Gentrification Report: Black and Latino Displacement Is Remaking the Bay Area

Human Rights

This article first appeared on ColorLines. 


A new report from San Francisco-based community advocacy group Causa Justa::Just Cause released today details just how deeply gentrification is reshaping San Francisco and Oakland. In a sweeping report detailing the economic, social and even public health impacts of gentrification, Causa Justa::Just Cause hits back at the narrative of the seeming inevitability about gentrification. Rather, the authors of “Development Without Displacement” argue, gentrification is the outgrowth of public disinvestment in marginalized communities and years of unjust economic development policies.

In 2011 median rental prices in Oakland neighborhoods in late stages of gentrification surpassed rental housing prices in even Oakland’s historically affluent neighborhoods like the Oakland Hills. Between 1990 and 2011, median rental housing prices in San Francisco neighborhoods in the late stages of gentrification increased 40 percent. What’s more, the rental price increases and housing crisis have fueled the displacement of blacks and Latinos from both cities.

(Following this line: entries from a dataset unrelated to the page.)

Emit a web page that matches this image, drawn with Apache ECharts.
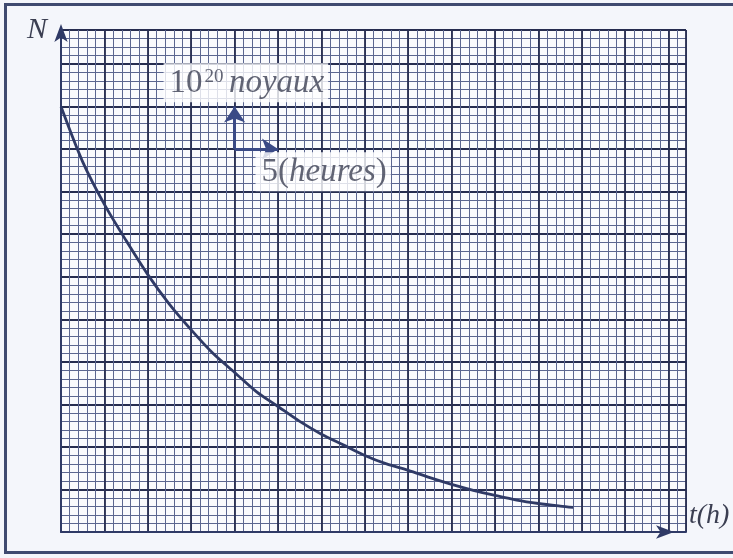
<!DOCTYPE html>
<html>
<head>
<meta charset="utf-8">
<script src="https://cdn.jsdelivr.net/npm/echarts@6/dist/echarts.min.js"></script>
<style>
html,body{margin:0;padding:0;background:#f4f6fb;}
#chart{width:733px;height:558px;}
</style>
</head>
<body>
<div id="chart"></div>
<script>
// time (hours)
const tHours = [0, 2.5, 5, 7.5, 10, 12.5, 15, 17.5, 20, 22.5, 25, 27.5, 30, 32.5, 35, 37.5, 40, 42.5, 45, 47.5, 50, 52.5, 55, 57.5, 59];
// N (x 10^20 noyaux)
const nValues = [10.0, 8.7, 7.7, 6.85, 6.05, 5.35, 4.75, 4.2, 3.75, 3.3, 2.95, 2.6, 2.3, 2.05, 1.8, 1.6, 1.45, 1.28, 1.12, 0.98, 0.86, 0.75, 0.67, 0.61, 0.58];
// scale indicator: origin, vertical unit, horizontal unit
const scaleOrigin = [20, 9];
const scaleUp = [20, 10];
const scaleRight = [25, 9];
// annotation labels
const labelTexts = ['{b|10}{sup|20} {i|noyaux}', '{b|5(}{i|heures}{b|)}'];
const labelPos = [[21.3, 10.56], [30.2, 8.47]];
const axisNames = {x: 't(h)', y: 'N'};

const ink = '#2f3a66';
const majorC = '#262d50';
const minorC = '#5b6690';
const textC = '#3b3f52';
const serif = '"Liberation Serif","DejaVu Serif",serif';

const chart = echarts.init(document.getElementById('chart'));
const xMax = 72, yMax = 11.8;

const hidden = {axisLabel:{show:false}, axisTick:{show:false}};
chart.setOption({
  backgroundColor: '#f4f6fb',
  animation: false,
  graphic: [{
    type: 'rect', left: 3, top: 2, shape: {width: 740, height: 548},
    style: {fill: 'none', stroke: '#3f4a70', lineWidth: 3}, z: 100
  }],
  grid: {left: 61, top: 30, right: 47, bottom: 26, show: true, backgroundColor: '#f9fafd', borderWidth: 0},
  xAxis: [
    Object.assign({type: 'value', min: 0, max: xMax, interval: 1,
      axisLine: {show: false},
      splitLine: {show: true, lineStyle: {color: minorC, width: 1}}}, hidden),
    Object.assign({type: 'value', min: 0, max: xMax, interval: 5,
      name: axisNames.x, nameLocation: 'end', nameGap: 3,
      nameTextStyle: {fontFamily: serif, fontStyle: 'italic', fontSize: 28, color: textC, verticalAlign: 'bottom', padding: [0, 0, 2, 0]},
      axisLine: {show: true, lineStyle: {color: ink, width: 2}, symbol: ['none', 'arrow'], symbolSize: [10, 18], symbolOffset: [0, -12]},
      splitLine: {show: true, lineStyle: {color: majorC, width: 1.8}}}, hidden)
  ],
  yAxis: [
    Object.assign({type: 'value', min: 0, max: yMax, interval: 0.2,
      axisLine: {show: false},
      splitLine: {show: true, lineStyle: {color: minorC, width: 1}}}, hidden),
    Object.assign({type: 'value', min: 0, max: yMax, interval: 1, position: 'left',
      name: axisNames.y, nameLocation: 'end', nameGap: 0,
      nameTextStyle: {fontFamily: serif, fontStyle: 'italic', fontSize: 30, color: textC, align: 'right', verticalAlign: 'middle', padding: [0, 14, 0, 0]},
      axisLine: {show: true, lineStyle: {color: ink, width: 2}, symbol: ['none', 'arrow'], symbolSize: [10, 18], symbolOffset: [0, 6]},
      splitLine: {show: true, lineStyle: {color: majorC, width: 1.8}}}, hidden)
  ],
  series: [
    {
      type: 'line', xAxisIndex: 0, yAxisIndex: 0, smooth: 0.3, showSymbol: false,
      data: tHours.map((t, i) => [t, nValues[i]]),
      lineStyle: {color: ink, width: 2.8}, z: 5
    },
    {
      type: 'lines', coordinateSystem: 'cartesian2d', xAxisIndex: 0, yAxisIndex: 0,
      symbol: ['none', 'arrow'], symbolSize: [11, 16],
      lineStyle: {color: '#3a4a86', width: 3, opacity: 1},
      data: [{coords: [scaleOrigin, scaleUp]}, {coords: [scaleOrigin, scaleRight]}], z: 6
    },
    {
      type: 'scatter', xAxisIndex: 0, yAxisIndex: 0, symbolSize: 0, z: 7,
      data: labelPos.map((p, i) => ({value: p, label: {formatter: labelTexts[i]}})),
      label: {
        show: true, position: 'inside', backgroundColor: '#ffffff',
        padding: [4, 4, 2, 6], color: textC,
        rich: {
          b: {fontFamily: serif, fontSize: 33, color: textC},
          i: {fontFamily: serif, fontSize: 33, fontStyle: 'italic', color: textC},
          sup: {fontFamily: serif, fontSize: 19, color: textC, verticalAlign: 'top', padding: [0, 2, 14, 2]}
        }
      }
    }
  ]
});
</script>
</body>
</html>
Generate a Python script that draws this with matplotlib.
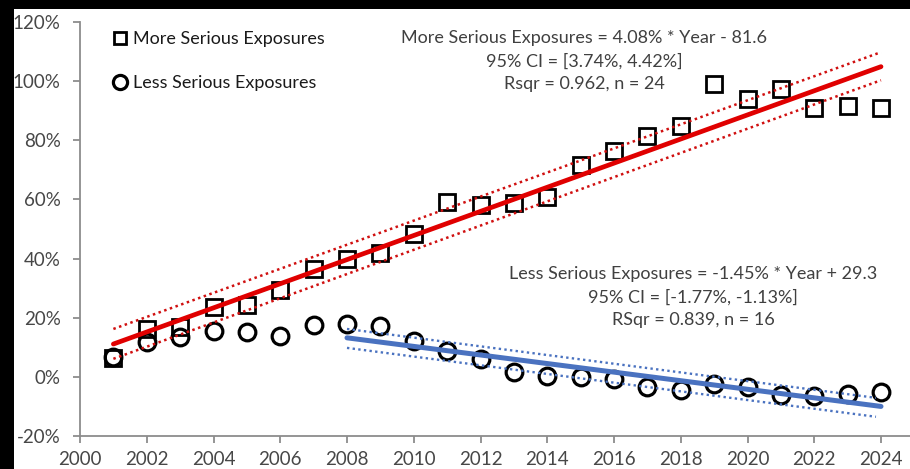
import matplotlib
matplotlib.use("Agg")
import matplotlib.pyplot as plt
from matplotlib.patches import Rectangle
from matplotlib.ticker import FuncFormatter, MultipleLocator

plt.rcParams['font.family'] = ['Lato', 'DejaVu Sans']

# Annual exposure shares (%)
years = list(range(2001, 2025))
more_serious = [6.4, 16.2, 16.9, 23.6, 24.3, 29.4, 36.5, 39.9, 41.9, 48.3, 59.0, 58.1,
                58.8, 60.8, 71.6, 76.4, 81.4, 84.8, 99.0, 93.9, 97.3, 90.9, 91.6, 90.9]
less_serious = [6.8, 11.8, 13.5, 15.5, 15.2, 13.9, 17.6, 17.9, 17.2, 12.2, 8.8, 6.1,
                1.7, 0.3, -0.1, -0.7, -3.4, -4.4, -2.4, -3.4, -6.1, -6.4, -5.7, -5.1]

# Linear trends with 95% confidence bands (end points)
more_fit_years = [2001, 2024]
more_fit = [11.1, 104.9]
more_upper = [16.2, 109.8]
more_lower = [6.1, 100.3]

less_fit_years = [2008, 2024]
less_fit = [13.2, -10.0]
less_band_years = [2008, 2023.85]
less_upper = [16.2, -7.1]
less_lower = [9.8, -13.5]

W, H = 910, 469
fig = plt.figure(figsize=(W / 100, H / 100), dpi=100, facecolor='black')
fig.patches.append(Rectangle((14 / W, 0), 1, 1 - 9 / H, transform=fig.transFigure,
                             facecolor='white', edgecolor='none', zorder=-5))

px_per_year = (881 - 80) / 24
x_right = 2025
ax = fig.add_axes([80 / W, (H - 436) / H, px_per_year * (x_right - 2000) / W, (436 - 22) / H])
ax.set_facecolor('none')
ax.set_zorder(2)

red = '#e00000'
red_dot = '#d01010'
blue = '#4a72c0'

ax.plot(years, more_serious, linestyle='none', marker='s', markersize=11,
        markerfacecolor='none', markeredgecolor='black', markeredgewidth=2.0,
        label='More Serious Exposures', zorder=3)
ax.plot(years, less_serious, linestyle='none', marker='o', markersize=12,
        markerfacecolor='none', markeredgecolor='black', markeredgewidth=2.3,
        label='Less Serious Exposures', zorder=3)

ax.plot(more_fit_years, more_fit, color=red, linewidth=3.4, solid_capstyle='round', zorder=4)
ax.plot(more_fit_years, more_upper, color=red_dot, linewidth=1.8, linestyle=(0, (1, 1.4)), zorder=4)
ax.plot(more_fit_years, more_lower, color=red_dot, linewidth=1.8, linestyle=(0, (1, 1.4)), zorder=4)

ax.plot(less_fit_years, less_fit, color=blue, linewidth=3.6, solid_capstyle='round', zorder=4)
ax.plot(less_band_years, less_upper, color=blue, linewidth=1.7, linestyle=(0, (1, 1.4)), zorder=4)
ax.plot(less_band_years, less_lower, color=blue, linewidth=1.7, linestyle=(0, (1, 1.4)), zorder=4)

ax.set_xlim(2000, x_right)
ax.set_ylim(-20, 120)
ax.set_xticks(range(2000, 2025, 2))
ax.yaxis.set_major_locator(MultipleLocator(20))
ax.yaxis.set_major_formatter(FuncFormatter(lambda v, p: f"{v:.0f}%"))

for s in ('top', 'right'):
    ax.spines[s].set_visible(False)
for s in ('left', 'bottom'):
    ax.spines[s].set_color('#8c8c8c')
    ax.spines[s].set_linewidth(1.3)
ax.tick_params(axis='both', colors='#8c8c8c', length=5, width=1.3, labelsize=13.5,
               labelcolor='#474747')
ax.tick_params(axis='x', pad=5.5)
ax.tick_params(axis='y', pad=9)

leg = ax.legend(loc='upper left', bbox_to_anchor=(113 / W, 1 - 31 / H),
                bbox_transform=fig.transFigure, frameon=False, fontsize=13,
                markerscale=0.85, handlelength=0.8, handletextpad=0.3,
                labelspacing=1.55, borderpad=0, borderaxespad=0)
for t in leg.get_texts():
    t.set_color('#1a1a1a')

ann_color = '#404040'
fig.text(584 / W, 1 - 61 / H,
         "More Serious Exposures = 4.08% * Year - 81.6\n95% CI = [3.74%, 4.42%]\nRsqr = 0.962, n = 24",
         ha='center', va='center', fontsize=13, color=ann_color, linespacing=1.55)
fig.text(693 / W, 1 - 297 / H,
         "Less Serious Exposures = -1.45% * Year + 29.3\n95% CI = [-1.77%, -1.13%]\nRSqr = 0.839, n = 16",
         ha='center', va='center', fontsize=13, color=ann_color, linespacing=1.55)

fig.savefig('out.png', dpi=100, facecolor=fig.get_facecolor())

Between 1990 and 2011 the proportion of black residents in all Oakland neighborhoods fell by nearly 40 percent. Perhaps more stunning, black homeowners were about half of north Oakland’s homeowners in 1990. By 2011 they were just 25 percent of the neighborhood’s homeowners. In San Francisco’s Mission district, the historically Latino neighborhood has lost over 1,000 Latino families and seen an influx of 2,900 white households, the report authors write.

“The Mission right now is in chaos with evictions,” Causa Justa member Cecilia Alvarado says in the report. “There is also nowhere to go. The units available are for people who earn $6,000 to $7,000 more than I do per month—not for middle-class or working-class families, which had always been the status of the Mission—families with kids.” Indeed, to longtime residents of the historically Latino neighborhood in San Francisco, the Mission is a new and strange place these days. 

The report also includes policy recommendations to slow and reverse gentrification, ranging from housing protections to equitable economic development in all communities. The underlying message is that displacement is a choice, not an inevitability.